▽

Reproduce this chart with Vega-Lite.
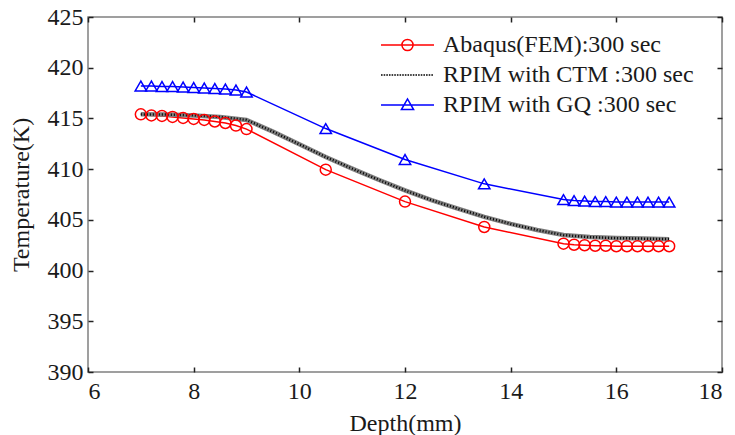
{
  "$schema": "https://vega.github.io/schema/vega-lite/v6.json",
  "width": 634,
  "height": 355,
  "autosize": {"type": "none"},
  "padding": {"left": 88, "top": 17, "right": 13, "bottom": 63},
  "background": "white",
  "config": {
    "font": "Liberation Serif",
    "view": {"stroke": "#808080", "strokeWidth": 1.5},
    "axis": {
      "labelFont": "Liberation Serif", "labelFontSize": 24, "labelColor": "#1a1a1a",
      "titleFont": "Liberation Serif", "titleFontSize": 24, "titleFontWeight": "normal", "titleColor": "#1a1a1a",
      "domain": false, "ticks": true, "tickColor": "#222222", "tickOpacity": 1, "grid": false, "tickSize": 5, "tickWidth": 1.5, "offset": -5, "zindex": 1
    },
    "legend": {
      "orient": "none", "legendX": 292, "legendY": 17, "padding": 0,
      "labelFont": "Liberation Serif", "labelFontSize": 24, "labelColor": "#1a1a1a", "labelLimit": 500,
      "symbolSize": 2809, "symbolStrokeWidth": 1.5, "symbolOpacity": 1, "clipHeight": 22, "rowPadding": 6, "labelOffset": 8
    }
  },
  "data": {"values": [
    {"series": "FEM", "depth": 7.0, "temp": 415.4},
    {"series": "FEM", "depth": 7.2, "temp": 415.3},
    {"series": "FEM", "depth": 7.4, "temp": 415.25},
    {"series": "FEM", "depth": 7.6, "temp": 415.15},
    {"series": "FEM", "depth": 7.8, "temp": 415.05},
    {"series": "FEM", "depth": 8.0, "temp": 414.95},
    {"series": "FEM", "depth": 8.2, "temp": 414.85},
    {"series": "FEM", "depth": 8.4, "temp": 414.7},
    {"series": "FEM", "depth": 8.6, "temp": 414.55},
    {"series": "FEM", "depth": 8.8, "temp": 414.3},
    {"series": "FEM", "depth": 9.0, "temp": 413.95},
    {"series": "FEM", "depth": 10.5, "temp": 409.95},
    {"series": "FEM", "depth": 12.0, "temp": 406.8},
    {"series": "FEM", "depth": 13.5, "temp": 404.3},
    {"series": "FEM", "depth": 15.0, "temp": 402.65},
    {"series": "FEM", "depth": 15.2, "temp": 402.55},
    {"series": "FEM", "depth": 15.4, "temp": 402.5},
    {"series": "FEM", "depth": 15.6, "temp": 402.45},
    {"series": "FEM", "depth": 15.8, "temp": 402.45},
    {"series": "FEM", "depth": 16.0, "temp": 402.4},
    {"series": "FEM", "depth": 16.2, "temp": 402.4},
    {"series": "FEM", "depth": 16.4, "temp": 402.4},
    {"series": "FEM", "depth": 16.6, "temp": 402.4},
    {"series": "FEM", "depth": 16.8, "temp": 402.4},
    {"series": "FEM", "depth": 17.0, "temp": 402.4},
    {"series": "GQ", "depth": 7.0, "temp": 418.2},
    {"series": "GQ", "depth": 7.2, "temp": 418.2},
    {"series": "GQ", "depth": 7.4, "temp": 418.15},
    {"series": "GQ", "depth": 7.6, "temp": 418.15},
    {"series": "GQ", "depth": 7.8, "temp": 418.1},
    {"series": "GQ", "depth": 8.0, "temp": 418.05},
    {"series": "GQ", "depth": 8.2, "temp": 418.0},
    {"series": "GQ", "depth": 8.4, "temp": 417.95},
    {"series": "GQ", "depth": 8.6, "temp": 417.9},
    {"series": "GQ", "depth": 8.8, "temp": 417.8},
    {"series": "GQ", "depth": 9.0, "temp": 417.6},
    {"series": "GQ", "depth": 10.5, "temp": 414.0},
    {"series": "GQ", "depth": 12.0, "temp": 410.95},
    {"series": "GQ", "depth": 13.5, "temp": 408.55},
    {"series": "GQ", "depth": 15.0, "temp": 407.0},
    {"series": "GQ", "depth": 15.2, "temp": 406.9},
    {"series": "GQ", "depth": 15.4, "temp": 406.85},
    {"series": "GQ", "depth": 15.6, "temp": 406.8},
    {"series": "GQ", "depth": 15.8, "temp": 406.8},
    {"series": "GQ", "depth": 16.0, "temp": 406.75},
    {"series": "GQ", "depth": 16.2, "temp": 406.75},
    {"series": "GQ", "depth": 16.4, "temp": 406.75},
    {"series": "GQ", "depth": 16.6, "temp": 406.75},
    {"series": "GQ", "depth": 16.8, "temp": 406.75},
    {"series": "GQ", "depth": 17.0, "temp": 406.75},
    {"series": "CTM", "depth": 7.0, "temp": 415.4},
    {"series": "CTM", "depth": 7.5, "temp": 415.38},
    {"series": "CTM", "depth": 8.0, "temp": 415.3},
    {"series": "CTM", "depth": 8.5, "temp": 415.15},
    {"series": "CTM", "depth": 9.0, "temp": 414.85},
    {"series": "CTM", "depth": 9.5, "temp": 413.7},
    {"series": "CTM", "depth": 10.0, "temp": 412.45},
    {"series": "CTM", "depth": 10.5, "temp": 411.2},
    {"series": "CTM", "depth": 11.0, "temp": 410.05},
    {"series": "CTM", "depth": 11.5, "temp": 408.95},
    {"series": "CTM", "depth": 12.0, "temp": 407.9},
    {"series": "CTM", "depth": 12.5, "temp": 406.95},
    {"series": "CTM", "depth": 13.0, "temp": 406.1},
    {"series": "CTM", "depth": 13.5, "temp": 405.3},
    {"series": "CTM", "depth": 14.0, "temp": 404.6},
    {"series": "CTM", "depth": 14.5, "temp": 404.0},
    {"series": "CTM", "depth": 15.0, "temp": 403.5},
    {"series": "CTM", "depth": 15.5, "temp": 403.3},
    {"series": "CTM", "depth": 16.0, "temp": 403.2},
    {"series": "CTM", "depth": 16.5, "temp": 403.15},
    {"series": "CTM", "depth": 17.0, "temp": 403.1}
  ]},
  "resolve": {"axis": {"x": "independent", "y": "independent"}},
  "layer": [
    {
      "mark": {"type": "point", "filled": false, "strokeWidth": 1.5, "opacity": 0},
      "encoding": {
        "x": {"field": "depth", "type": "quantitative",
              "scale": {"domain": [6, 18], "nice": false},
              "axis": {"orient": "bottom", "values": [6, 8, 10, 12, 14, 16, 18], "title": "Depth(mm)", "labelPadding": 7, "titlePadding": 8}},
        "y": {"field": "temp", "type": "quantitative",
              "scale": {"domain": [390, 425], "nice": false, "zero": false},
              "axis": {"orient": "left", "values": [390, 395, 400, 405, 410, 415, 420, 425], "title": "Temperature(K)", "labelPadding": 5, "titlePadding": 14}},
        "color": {"field": "series", "type": "nominal",
                  "scale": {"domain": ["FEM", "CTM", "GQ"], "range": ["#ff0000", "#000000", "#0000ff"]},
                  "legend": {"title": null, "labelExpr": "datum.value === 'FEM' ? 'Abaqus(FEM):300 sec' : datum.value === 'CTM' ? 'RPIM with CTM :300 sec' : 'RPIM with GQ :300 sec'"}},
        "shape": {"field": "series", "type": "nominal",
                  "scale": {"domain": ["FEM", "CTM", "GQ"],
                            "range": ["M-1,0H1M0.21,0A0.21,0.21,0,1,1,-0.21,0A0.21,0.21,0,1,1,0.21,0",
                                      "M-1,0h0.06M-0.9,0h0.06M-0.8,0h0.06M-0.7,0h0.06M-0.6,0h0.06M-0.5,0h0.06M-0.4,0h0.06M-0.3,0h0.06M-0.2,0h0.06M-0.1,0h0.06M0,0h0.06M0.1,0h0.06M0.2,0h0.06M0.3,0h0.06M0.4,0h0.06M0.5,0h0.06M0.6,0h0.06M0.7,0h0.06M0.8,0h0.06M0.9,0h0.06",
                                      "M-1,0H1M-0.23,0.17L0.23,0.17L0,-0.23Z"]},
                  "legend": {"title": null, "labelExpr": "datum.value === 'FEM' ? 'Abaqus(FEM):300 sec' : datum.value === 'CTM' ? 'RPIM with CTM :300 sec' : 'RPIM with GQ :300 sec'"}}
      }
    },
    {
      "transform": [{"filter": "datum.series !== 'CTM'"}],
      "mark": {"type": "line", "strokeWidth": 1.5},
      "encoding": {
        "x": {"field": "depth", "type": "quantitative", "axis": null},
        "y": {"field": "temp", "type": "quantitative", "axis": null},
        "color": {"field": "series", "type": "nominal", "legend": null}
      }
    },
    {
      "transform": [{"filter": "datum.series === 'CTM'"}],
      "mark": {"type": "line", "strokeWidth": 4.5, "color": "#808080"},
      "encoding": {
        "x": {"field": "depth", "type": "quantitative", "axis": null},
        "y": {"field": "temp", "type": "quantitative", "axis": null}
      }
    },
    {
      "transform": [{"filter": "datum.series === 'CTM'"}],
      "mark": {"type": "line", "strokeWidth": 2.5, "strokeDash": [1, 2]},
      "encoding": {
        "x": {"field": "depth", "type": "quantitative", "axis": null},
        "y": {"field": "temp", "type": "quantitative", "axis": null},
        "color": {"field": "series", "type": "nominal", "legend": null}
      }
    },
    {
      "transform": [{"filter": "datum.series === 'FEM'"}],
      "mark": {"type": "point", "shape": "circle", "filled": false, "size": 121, "strokeWidth": 1.5, "opacity": 1},
      "encoding": {
        "x": {"field": "depth", "type": "quantitative", "axis": null},
        "y": {"field": "temp", "type": "quantitative", "axis": null},
        "color": {"field": "series", "type": "nominal", "legend": null}
      }
    },
    {
      "transform": [{"filter": "datum.series === 'GQ'"}],
      "mark": {"type": "point", "shape": "triangle-up", "filled": false, "size": 130, "strokeWidth": 1.5, "opacity": 1},
      "encoding": {
        "x": {"field": "depth", "type": "quantitative", "axis": null},
        "y": {"field": "temp", "type": "quantitative", "axis": null},
        "color": {"field": "series", "type": "nominal", "legend": null}
      }
    },
    {
      "mark": {"type": "point", "opacity": 0},
      "encoding": {
        "x": {"field": "depth", "type": "quantitative",
              "axis": {"orient": "top", "values": [6, 8, 10, 12, 14, 16, 18], "labels": false, "title": null}},
        "y": {"field": "temp", "type": "quantitative",
              "axis": {"orient": "right", "values": [390, 395, 400, 405, 410, 415, 420, 425], "labels": false, "title": null}}
      }
    }
  ]
}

△

Written problem: Of all the lines in the data above, state how many include "with". Say only the number.

Completed exercise: 3